## [Plotting code records]

• • • • • • •

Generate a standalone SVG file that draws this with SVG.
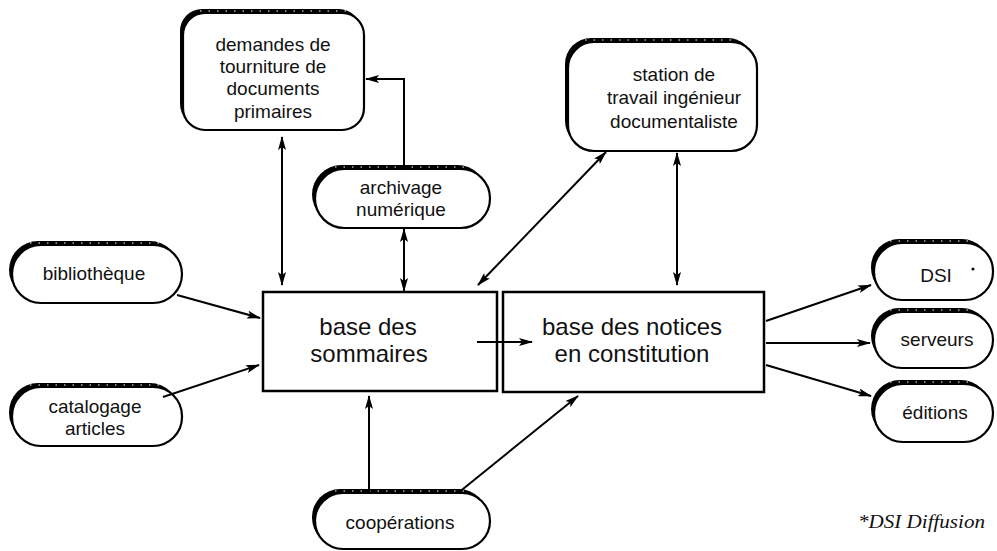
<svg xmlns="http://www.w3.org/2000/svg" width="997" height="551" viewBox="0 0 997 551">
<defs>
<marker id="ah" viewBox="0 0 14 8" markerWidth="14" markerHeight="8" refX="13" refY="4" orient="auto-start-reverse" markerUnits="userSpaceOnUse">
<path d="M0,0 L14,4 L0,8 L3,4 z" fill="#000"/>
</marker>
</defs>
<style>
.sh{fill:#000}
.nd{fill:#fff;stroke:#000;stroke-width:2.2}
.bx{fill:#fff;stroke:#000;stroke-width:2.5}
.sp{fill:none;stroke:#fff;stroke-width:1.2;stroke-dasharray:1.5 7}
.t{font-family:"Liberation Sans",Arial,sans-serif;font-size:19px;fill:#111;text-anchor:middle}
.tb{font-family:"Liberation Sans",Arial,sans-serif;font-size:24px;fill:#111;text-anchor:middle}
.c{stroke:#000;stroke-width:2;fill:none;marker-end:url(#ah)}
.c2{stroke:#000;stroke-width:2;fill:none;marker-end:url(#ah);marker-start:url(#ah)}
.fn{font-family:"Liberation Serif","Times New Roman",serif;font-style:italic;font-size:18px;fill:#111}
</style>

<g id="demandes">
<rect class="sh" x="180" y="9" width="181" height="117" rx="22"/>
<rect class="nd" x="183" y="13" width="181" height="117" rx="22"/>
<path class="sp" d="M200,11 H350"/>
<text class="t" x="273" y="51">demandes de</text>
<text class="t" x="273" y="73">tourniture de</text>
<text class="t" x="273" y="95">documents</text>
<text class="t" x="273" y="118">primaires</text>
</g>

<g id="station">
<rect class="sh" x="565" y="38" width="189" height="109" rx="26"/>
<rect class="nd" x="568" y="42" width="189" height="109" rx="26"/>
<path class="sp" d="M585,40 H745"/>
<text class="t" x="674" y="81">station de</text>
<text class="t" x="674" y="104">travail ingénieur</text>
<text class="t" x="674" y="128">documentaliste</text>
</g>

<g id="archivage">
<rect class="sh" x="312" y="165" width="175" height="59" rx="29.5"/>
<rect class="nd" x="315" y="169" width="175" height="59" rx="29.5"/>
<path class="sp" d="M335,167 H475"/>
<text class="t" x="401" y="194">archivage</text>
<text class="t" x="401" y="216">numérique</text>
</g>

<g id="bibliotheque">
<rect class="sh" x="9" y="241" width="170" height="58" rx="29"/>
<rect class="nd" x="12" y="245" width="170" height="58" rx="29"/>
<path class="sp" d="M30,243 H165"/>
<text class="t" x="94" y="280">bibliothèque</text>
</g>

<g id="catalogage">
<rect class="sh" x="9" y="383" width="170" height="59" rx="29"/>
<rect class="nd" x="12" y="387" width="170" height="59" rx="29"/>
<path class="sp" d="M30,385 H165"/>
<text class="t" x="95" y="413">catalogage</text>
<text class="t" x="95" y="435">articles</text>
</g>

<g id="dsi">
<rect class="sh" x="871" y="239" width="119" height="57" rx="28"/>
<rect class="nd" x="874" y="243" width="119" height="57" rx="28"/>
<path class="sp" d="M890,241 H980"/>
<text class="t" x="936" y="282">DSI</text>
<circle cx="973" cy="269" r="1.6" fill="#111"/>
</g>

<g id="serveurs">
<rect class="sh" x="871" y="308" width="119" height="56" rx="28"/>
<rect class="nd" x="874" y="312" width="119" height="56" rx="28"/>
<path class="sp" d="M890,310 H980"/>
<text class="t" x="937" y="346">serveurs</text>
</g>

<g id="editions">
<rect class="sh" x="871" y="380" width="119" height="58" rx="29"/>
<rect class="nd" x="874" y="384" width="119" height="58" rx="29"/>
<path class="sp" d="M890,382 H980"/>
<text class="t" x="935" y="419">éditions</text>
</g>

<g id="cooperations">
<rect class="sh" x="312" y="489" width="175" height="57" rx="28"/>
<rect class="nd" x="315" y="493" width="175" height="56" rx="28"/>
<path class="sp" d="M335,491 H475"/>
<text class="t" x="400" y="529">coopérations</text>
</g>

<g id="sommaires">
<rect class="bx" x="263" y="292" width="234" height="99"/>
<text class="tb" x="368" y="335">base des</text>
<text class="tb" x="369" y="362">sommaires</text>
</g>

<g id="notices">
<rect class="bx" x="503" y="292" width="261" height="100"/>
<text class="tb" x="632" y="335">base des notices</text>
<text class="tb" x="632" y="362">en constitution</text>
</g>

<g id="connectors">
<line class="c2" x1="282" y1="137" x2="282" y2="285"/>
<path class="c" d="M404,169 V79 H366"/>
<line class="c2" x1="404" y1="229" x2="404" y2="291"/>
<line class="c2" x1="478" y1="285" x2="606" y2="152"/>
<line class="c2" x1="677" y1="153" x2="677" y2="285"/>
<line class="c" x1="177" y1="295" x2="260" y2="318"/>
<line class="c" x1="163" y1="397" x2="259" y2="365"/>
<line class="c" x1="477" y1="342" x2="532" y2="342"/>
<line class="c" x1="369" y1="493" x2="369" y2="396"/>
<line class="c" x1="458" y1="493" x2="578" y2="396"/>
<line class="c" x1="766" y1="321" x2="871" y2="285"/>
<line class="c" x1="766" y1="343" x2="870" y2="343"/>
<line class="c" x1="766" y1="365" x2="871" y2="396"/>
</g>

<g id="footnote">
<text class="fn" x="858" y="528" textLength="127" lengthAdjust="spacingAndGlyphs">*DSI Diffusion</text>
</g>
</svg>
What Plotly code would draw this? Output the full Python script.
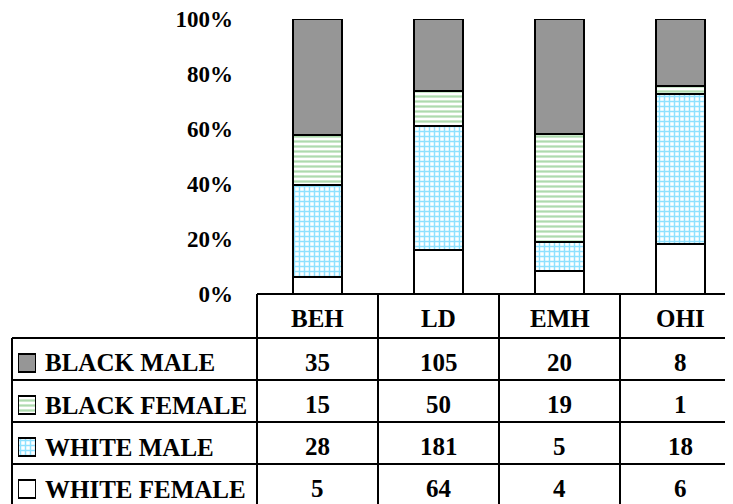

• • • • • • •

## [TASK TO CARRY OUT]
Without the pictures, repeat the listing above exactly.

## [OUTPUT OF THE EXERCISE]
Generate a standalone SVG file that draws this with SVG.
<svg xmlns="http://www.w3.org/2000/svg" width="997" height="551" viewBox="0 0 997 551">
<defs>
<marker id="ah" viewBox="0 0 14 8" markerWidth="14" markerHeight="8" refX="13" refY="4" orient="auto-start-reverse" markerUnits="userSpaceOnUse">
<path d="M0,0 L14,4 L0,8 L3,4 z" fill="#000"/>
</marker>
</defs>
<style>
.sh{fill:#000}
.nd{fill:#fff;stroke:#000;stroke-width:2.2}
.bx{fill:#fff;stroke:#000;stroke-width:2.5}
.sp{fill:none;stroke:#fff;stroke-width:1.2;stroke-dasharray:1.5 7}
.t{font-family:"Liberation Sans",Arial,sans-serif;font-size:19px;fill:#111;text-anchor:middle}
.tb{font-family:"Liberation Sans",Arial,sans-serif;font-size:24px;fill:#111;text-anchor:middle}
.c{stroke:#000;stroke-width:2;fill:none;marker-end:url(#ah)}
.c2{stroke:#000;stroke-width:2;fill:none;marker-end:url(#ah);marker-start:url(#ah)}
.fn{font-family:"Liberation Serif","Times New Roman",serif;font-style:italic;font-size:18px;fill:#111}
</style>

<g id="demandes">
<rect class="sh" x="180" y="9" width="181" height="117" rx="22"/>
<rect class="nd" x="183" y="13" width="181" height="117" rx="22"/>
<path class="sp" d="M200,11 H350"/>
<text class="t" x="273" y="51">demandes de</text>
<text class="t" x="273" y="73">tourniture de</text>
<text class="t" x="273" y="95">documents</text>
<text class="t" x="273" y="118">primaires</text>
</g>

<g id="station">
<rect class="sh" x="565" y="38" width="189" height="109" rx="26"/>
<rect class="nd" x="568" y="42" width="189" height="109" rx="26"/>
<path class="sp" d="M585,40 H745"/>
<text class="t" x="674" y="81">station de</text>
<text class="t" x="674" y="104">travail ingénieur</text>
<text class="t" x="674" y="128">documentaliste</text>
</g>

<g id="archivage">
<rect class="sh" x="312" y="165" width="175" height="59" rx="29.5"/>
<rect class="nd" x="315" y="169" width="175" height="59" rx="29.5"/>
<path class="sp" d="M335,167 H475"/>
<text class="t" x="401" y="194">archivage</text>
<text class="t" x="401" y="216">numérique</text>
</g>

<g id="bibliotheque">
<rect class="sh" x="9" y="241" width="170" height="58" rx="29"/>
<rect class="nd" x="12" y="245" width="170" height="58" rx="29"/>
<path class="sp" d="M30,243 H165"/>
<text class="t" x="94" y="280">bibliothèque</text>
</g>

<g id="catalogage">
<rect class="sh" x="9" y="383" width="170" height="59" rx="29"/>
<rect class="nd" x="12" y="387" width="170" height="59" rx="29"/>
<path class="sp" d="M30,385 H165"/>
<text class="t" x="95" y="413">catalogage</text>
<text class="t" x="95" y="435">articles</text>
</g>

<g id="dsi">
<rect class="sh" x="871" y="239" width="119" height="57" rx="28"/>
<rect class="nd" x="874" y="243" width="119" height="57" rx="28"/>
<path class="sp" d="M890,241 H980"/>
<text class="t" x="936" y="282">DSI</text>
<circle cx="973" cy="269" r="1.6" fill="#111"/>
</g>

<g id="serveurs">
<rect class="sh" x="871" y="308" width="119" height="56" rx="28"/>
<rect class="nd" x="874" y="312" width="119" height="56" rx="28"/>
<path class="sp" d="M890,310 H980"/>
<text class="t" x="937" y="346">serveurs</text>
</g>

<g id="editions">
<rect class="sh" x="871" y="380" width="119" height="58" rx="29"/>
<rect class="nd" x="874" y="384" width="119" height="58" rx="29"/>
<path class="sp" d="M890,382 H980"/>
<text class="t" x="935" y="419">éditions</text>
</g>

<g id="cooperations">
<rect class="sh" x="312" y="489" width="175" height="57" rx="28"/>
<rect class="nd" x="315" y="493" width="175" height="56" rx="28"/>
<path class="sp" d="M335,491 H475"/>
<text class="t" x="400" y="529">coopérations</text>
</g>

<g id="sommaires">
<rect class="bx" x="263" y="292" width="234" height="99"/>
<text class="tb" x="368" y="335">base des</text>
<text class="tb" x="369" y="362">sommaires</text>
</g>

<g id="notices">
<rect class="bx" x="503" y="292" width="261" height="100"/>
<text class="tb" x="632" y="335">base des notices</text>
<text class="tb" x="632" y="362">en constitution</text>
</g>

<g id="connectors">
<line class="c2" x1="282" y1="137" x2="282" y2="285"/>
<path class="c" d="M404,169 V79 H366"/>
<line class="c2" x1="404" y1="229" x2="404" y2="291"/>
<line class="c2" x1="478" y1="285" x2="606" y2="152"/>
<line class="c2" x1="677" y1="153" x2="677" y2="285"/>
<line class="c" x1="177" y1="295" x2="260" y2="318"/>
<line class="c" x1="163" y1="397" x2="259" y2="365"/>
<line class="c" x1="477" y1="342" x2="532" y2="342"/>
<line class="c" x1="369" y1="493" x2="369" y2="396"/>
<line class="c" x1="458" y1="493" x2="578" y2="396"/>
<line class="c" x1="766" y1="321" x2="871" y2="285"/>
<line class="c" x1="766" y1="343" x2="870" y2="343"/>
<line class="c" x1="766" y1="365" x2="871" y2="396"/>
</g>

<g id="footnote">
<text class="fn" x="858" y="528" textLength="127" lengthAdjust="spacingAndGlyphs">*DSI Diffusion</text>
</g>
</svg>
What Plotly code would draw this? Output the full Python script.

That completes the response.